The Silent Valley receives the second highest rate of rainfall in the country after the Mawsynram-Cheerapunji belt in the Khasi Hills of the Himalayan ranges in Meghalaya, known as the world’s wettest place. Some areas of the Valley like Valakkad received a record annual rainfall of 9,569 mm in 2006. In 2005 the area received 9,347 mm of rainfall and in 2004 it had 8,465 mm. In 2007, Valakkad received 7532 mm of rainfall. In 2008, the Puchipara area received a rainfall of 7,639 mm.

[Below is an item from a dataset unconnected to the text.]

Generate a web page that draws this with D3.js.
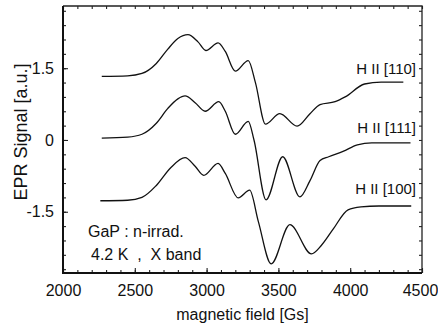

Malayalam poet Sugathakumari, a key figure in the struggle to save the Silent Valley, said that the biggest justification for the protection of the Valley is that it gives the second highest rainfall in the country. Recalling her three-decade-long efforts to save the Silent Valley, she said that this precious chunk of dense forest is perhaps India’s last, largest and oldest tropical rainforest remaining undisturbed, undisturbed because of its relative inaccessibility, oldest because its age is estimated to be 50 million years.

The echoes of the campaign to save the Silent Valley have served to ignite other campaigns in the region over the last 25 years, and conservation initiatives were made in the Nelliampathy Hills of Palakkad, the Vembanad lake, Kochi-Mangalavanam, Athirappally, Sabaramala-Pampa and so on, although some of these have had only mixed results.

But the gains that have been made ought to be consolidated and taken forward.